Perhaps a flag of convenience is exactly what national identity has become in a great era of volkerwanderung. But is that sufficient to constitute a tie that binds? That question brings us back to the multiculturalists who, in their zest for world government and the brotherhood of man irrespective of historic, blood or community ties, would certainly hope not. And if the multiculturalists are right to perceive the dissolution of ethnic national bonds, and indeed the dissolution of national bonds full stop, what then is the point of national pride in a team by definition antithetical to a national identity? The Union flag is now just a logo, which is an ironic outcome of a policy pursued, as often as not, by socialist internationalists hostile to logos.
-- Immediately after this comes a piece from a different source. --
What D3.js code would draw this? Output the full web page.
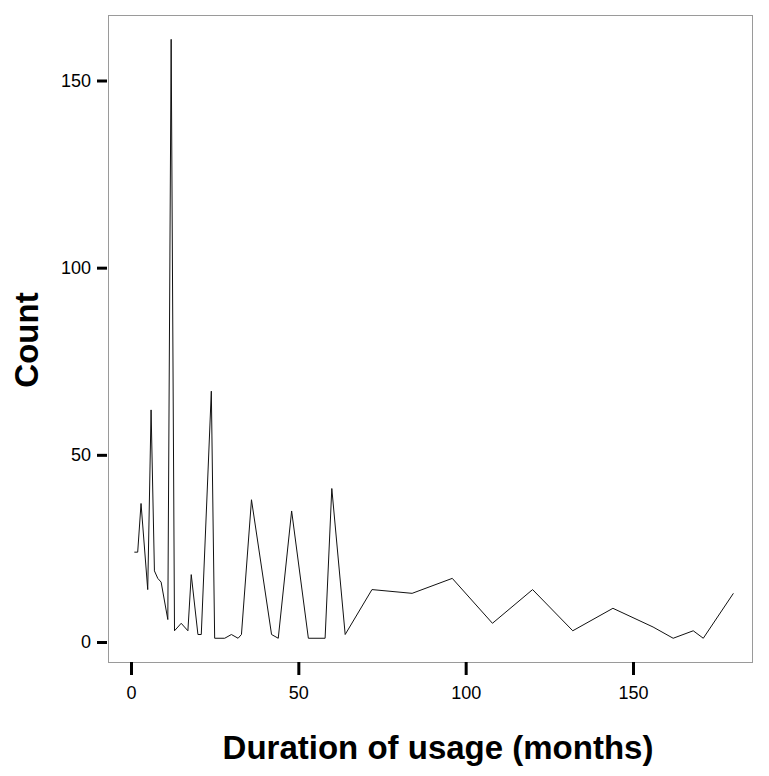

For my part, aware as I am of the ethnic variations in Caucasian British identity even before the Empire Windrush, I am reluctant to ascribe my national identity to racial homogeneity. Which is not to say that racial homogeneity does not assist in defining certain nationalities. But I do think a shared history is important to British identity. Or was. And I regret its passing, mainly because no decision-maker has ever asked me or, the millions whom I suspect are like me, if we minded that this was what they were going to do. The truth is that those decision-makers, of all political parties, never gave a damn. They simply did what they wanted. Call me a bluff old recidivist, but I resent that.

The success of the British Olympic team, and the apparent popular pride in it is, then, the product of decision-makers who despise that very same popular voice, when it suits them.